AIM OF THE TASK: Copy each line of the material below that includes the string "this".

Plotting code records

= = = = = = =

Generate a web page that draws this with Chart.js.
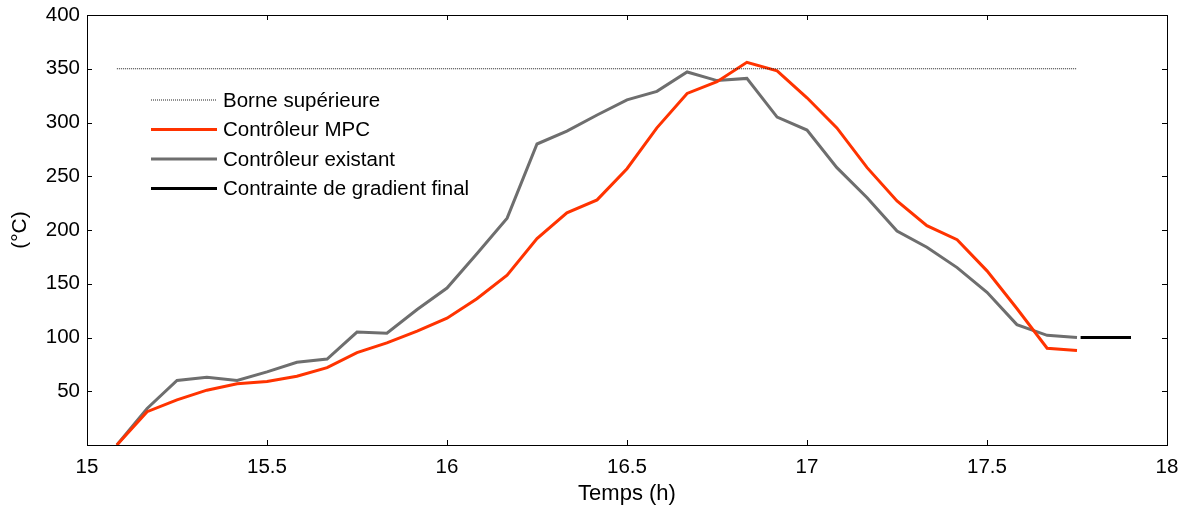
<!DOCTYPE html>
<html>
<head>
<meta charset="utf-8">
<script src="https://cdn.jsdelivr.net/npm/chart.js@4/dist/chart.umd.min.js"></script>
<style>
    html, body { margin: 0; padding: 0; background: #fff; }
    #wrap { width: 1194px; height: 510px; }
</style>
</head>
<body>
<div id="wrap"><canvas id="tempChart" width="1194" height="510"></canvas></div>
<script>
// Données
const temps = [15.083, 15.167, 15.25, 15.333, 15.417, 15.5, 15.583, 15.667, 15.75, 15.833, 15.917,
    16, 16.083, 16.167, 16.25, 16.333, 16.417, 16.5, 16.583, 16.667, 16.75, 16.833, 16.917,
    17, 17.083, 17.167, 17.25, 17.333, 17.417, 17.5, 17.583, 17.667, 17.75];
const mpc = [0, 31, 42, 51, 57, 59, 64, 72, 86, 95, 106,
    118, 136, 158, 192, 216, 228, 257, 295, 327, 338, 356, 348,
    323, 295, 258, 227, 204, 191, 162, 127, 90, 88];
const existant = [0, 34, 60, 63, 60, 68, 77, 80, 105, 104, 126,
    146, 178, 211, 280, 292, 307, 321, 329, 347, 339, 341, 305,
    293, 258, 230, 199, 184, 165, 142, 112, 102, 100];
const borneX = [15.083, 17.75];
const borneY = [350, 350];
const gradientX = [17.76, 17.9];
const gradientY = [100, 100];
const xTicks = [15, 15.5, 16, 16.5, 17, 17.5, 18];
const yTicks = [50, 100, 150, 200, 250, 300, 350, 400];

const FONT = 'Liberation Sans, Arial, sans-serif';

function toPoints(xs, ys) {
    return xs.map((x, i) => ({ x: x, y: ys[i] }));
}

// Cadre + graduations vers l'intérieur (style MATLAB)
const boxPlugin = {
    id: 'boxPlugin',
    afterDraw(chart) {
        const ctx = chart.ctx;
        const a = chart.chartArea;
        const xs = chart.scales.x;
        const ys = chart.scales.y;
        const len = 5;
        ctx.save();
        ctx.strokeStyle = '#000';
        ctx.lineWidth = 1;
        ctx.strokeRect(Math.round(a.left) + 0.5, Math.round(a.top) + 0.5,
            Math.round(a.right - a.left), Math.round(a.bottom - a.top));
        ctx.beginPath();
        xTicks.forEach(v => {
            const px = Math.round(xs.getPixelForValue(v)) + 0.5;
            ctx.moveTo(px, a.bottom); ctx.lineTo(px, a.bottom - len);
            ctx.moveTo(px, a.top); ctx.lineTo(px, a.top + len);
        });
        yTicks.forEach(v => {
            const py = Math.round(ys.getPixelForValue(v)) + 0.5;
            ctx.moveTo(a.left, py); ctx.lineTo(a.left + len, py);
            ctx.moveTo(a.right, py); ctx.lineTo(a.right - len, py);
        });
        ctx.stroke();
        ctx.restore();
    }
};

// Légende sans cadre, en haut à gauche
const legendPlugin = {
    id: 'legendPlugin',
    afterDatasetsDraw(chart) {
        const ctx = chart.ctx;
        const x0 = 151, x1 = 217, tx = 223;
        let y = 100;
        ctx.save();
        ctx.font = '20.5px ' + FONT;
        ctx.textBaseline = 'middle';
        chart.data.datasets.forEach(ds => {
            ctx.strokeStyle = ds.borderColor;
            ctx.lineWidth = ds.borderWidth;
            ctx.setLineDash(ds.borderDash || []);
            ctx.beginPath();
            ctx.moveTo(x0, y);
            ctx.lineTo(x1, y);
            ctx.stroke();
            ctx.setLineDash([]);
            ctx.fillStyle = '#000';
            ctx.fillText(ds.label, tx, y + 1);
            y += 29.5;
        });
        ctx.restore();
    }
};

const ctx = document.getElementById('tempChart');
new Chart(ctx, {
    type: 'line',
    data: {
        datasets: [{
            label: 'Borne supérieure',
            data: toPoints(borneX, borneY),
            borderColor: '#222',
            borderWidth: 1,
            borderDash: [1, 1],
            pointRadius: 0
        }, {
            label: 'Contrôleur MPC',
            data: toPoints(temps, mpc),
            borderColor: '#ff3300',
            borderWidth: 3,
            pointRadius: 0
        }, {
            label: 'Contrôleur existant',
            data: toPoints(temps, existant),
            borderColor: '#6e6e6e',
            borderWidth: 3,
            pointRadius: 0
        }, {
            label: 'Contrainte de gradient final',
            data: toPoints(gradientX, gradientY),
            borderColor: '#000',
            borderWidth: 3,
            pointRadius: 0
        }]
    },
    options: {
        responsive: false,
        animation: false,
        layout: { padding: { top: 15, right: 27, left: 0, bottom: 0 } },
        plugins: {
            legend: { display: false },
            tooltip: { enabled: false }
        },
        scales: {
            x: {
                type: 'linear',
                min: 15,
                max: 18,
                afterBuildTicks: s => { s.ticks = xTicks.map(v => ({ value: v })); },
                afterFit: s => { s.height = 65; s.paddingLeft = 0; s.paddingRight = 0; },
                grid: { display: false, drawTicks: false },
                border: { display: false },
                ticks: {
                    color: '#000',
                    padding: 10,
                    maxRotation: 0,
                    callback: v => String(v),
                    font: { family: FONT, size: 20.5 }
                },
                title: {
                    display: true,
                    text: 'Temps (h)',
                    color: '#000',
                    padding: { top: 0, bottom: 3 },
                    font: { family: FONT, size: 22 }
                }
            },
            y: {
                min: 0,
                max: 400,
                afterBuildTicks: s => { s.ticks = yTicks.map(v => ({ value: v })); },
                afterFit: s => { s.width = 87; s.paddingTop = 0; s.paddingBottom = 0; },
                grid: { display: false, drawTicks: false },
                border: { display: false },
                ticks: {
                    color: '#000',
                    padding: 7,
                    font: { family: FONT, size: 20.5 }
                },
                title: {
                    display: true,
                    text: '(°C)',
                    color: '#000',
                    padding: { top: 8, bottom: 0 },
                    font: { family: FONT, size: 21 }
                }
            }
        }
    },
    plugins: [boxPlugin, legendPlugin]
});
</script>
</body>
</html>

= = = = = = =

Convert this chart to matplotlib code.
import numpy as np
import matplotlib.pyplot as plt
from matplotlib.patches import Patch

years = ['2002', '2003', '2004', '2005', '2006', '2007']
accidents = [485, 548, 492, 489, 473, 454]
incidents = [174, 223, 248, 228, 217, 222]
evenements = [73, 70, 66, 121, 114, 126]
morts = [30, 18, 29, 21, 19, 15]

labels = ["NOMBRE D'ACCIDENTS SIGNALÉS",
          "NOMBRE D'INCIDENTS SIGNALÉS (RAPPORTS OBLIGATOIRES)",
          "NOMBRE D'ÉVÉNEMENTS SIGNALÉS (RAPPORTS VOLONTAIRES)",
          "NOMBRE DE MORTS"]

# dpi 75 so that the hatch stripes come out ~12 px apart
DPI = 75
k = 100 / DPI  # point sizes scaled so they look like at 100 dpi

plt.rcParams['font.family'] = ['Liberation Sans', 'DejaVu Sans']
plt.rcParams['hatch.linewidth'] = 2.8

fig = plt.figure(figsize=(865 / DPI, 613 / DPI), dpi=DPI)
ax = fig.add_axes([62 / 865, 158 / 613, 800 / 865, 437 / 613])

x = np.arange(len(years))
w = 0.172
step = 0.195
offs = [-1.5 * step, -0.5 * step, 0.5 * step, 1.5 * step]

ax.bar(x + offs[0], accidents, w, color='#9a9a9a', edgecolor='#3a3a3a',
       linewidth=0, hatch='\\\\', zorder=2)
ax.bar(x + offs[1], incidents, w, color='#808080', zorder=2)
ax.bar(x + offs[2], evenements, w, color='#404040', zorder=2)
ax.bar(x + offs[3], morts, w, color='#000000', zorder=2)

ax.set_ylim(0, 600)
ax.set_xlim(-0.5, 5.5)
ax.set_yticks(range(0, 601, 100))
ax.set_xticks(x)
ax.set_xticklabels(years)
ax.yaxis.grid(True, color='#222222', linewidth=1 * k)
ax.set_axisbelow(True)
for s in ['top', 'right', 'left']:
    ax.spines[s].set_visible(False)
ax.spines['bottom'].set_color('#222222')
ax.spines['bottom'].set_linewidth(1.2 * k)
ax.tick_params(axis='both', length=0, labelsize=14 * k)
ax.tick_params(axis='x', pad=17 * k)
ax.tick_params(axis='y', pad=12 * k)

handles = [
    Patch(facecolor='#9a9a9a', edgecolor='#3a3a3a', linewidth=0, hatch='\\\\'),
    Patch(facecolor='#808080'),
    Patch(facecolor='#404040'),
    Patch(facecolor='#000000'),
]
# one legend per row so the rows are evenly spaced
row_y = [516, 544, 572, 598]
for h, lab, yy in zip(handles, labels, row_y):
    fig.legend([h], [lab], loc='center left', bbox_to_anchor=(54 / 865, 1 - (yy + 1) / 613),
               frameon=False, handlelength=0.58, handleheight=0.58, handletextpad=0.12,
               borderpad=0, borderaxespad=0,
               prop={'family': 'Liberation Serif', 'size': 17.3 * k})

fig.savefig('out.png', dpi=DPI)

= = = = = = =

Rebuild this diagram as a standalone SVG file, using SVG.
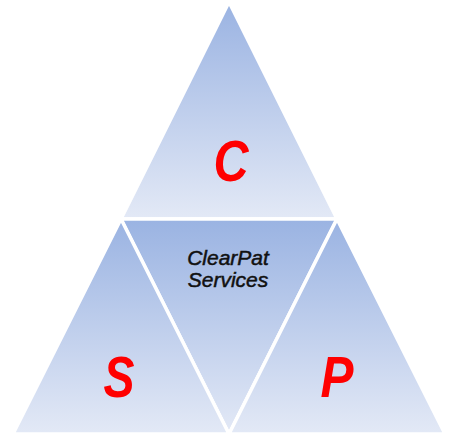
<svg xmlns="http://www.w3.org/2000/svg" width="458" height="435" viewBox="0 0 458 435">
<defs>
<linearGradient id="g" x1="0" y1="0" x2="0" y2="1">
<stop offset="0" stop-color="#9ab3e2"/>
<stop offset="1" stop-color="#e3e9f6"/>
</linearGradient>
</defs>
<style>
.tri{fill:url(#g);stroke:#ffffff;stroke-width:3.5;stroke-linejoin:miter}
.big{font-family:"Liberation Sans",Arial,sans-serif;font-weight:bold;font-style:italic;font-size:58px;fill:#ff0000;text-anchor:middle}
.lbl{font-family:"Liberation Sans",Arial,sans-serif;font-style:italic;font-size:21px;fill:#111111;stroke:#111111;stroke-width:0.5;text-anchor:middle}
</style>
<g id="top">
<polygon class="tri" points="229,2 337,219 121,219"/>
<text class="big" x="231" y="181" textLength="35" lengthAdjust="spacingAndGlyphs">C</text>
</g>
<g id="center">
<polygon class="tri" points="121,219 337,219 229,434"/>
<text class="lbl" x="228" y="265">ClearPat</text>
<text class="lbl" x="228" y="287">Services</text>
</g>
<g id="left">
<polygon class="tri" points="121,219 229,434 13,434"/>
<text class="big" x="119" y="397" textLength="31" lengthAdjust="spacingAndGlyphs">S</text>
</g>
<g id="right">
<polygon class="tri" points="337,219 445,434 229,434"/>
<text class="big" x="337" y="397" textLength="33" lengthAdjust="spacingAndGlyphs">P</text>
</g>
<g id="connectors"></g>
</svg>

= = = = = = =

COMPLETE OUTPUT:
Generate a web page that draws this with Chart.js.
Convert this chart to matplotlib code.
Rebuild this diagram as a standalone SVG file, using SVG.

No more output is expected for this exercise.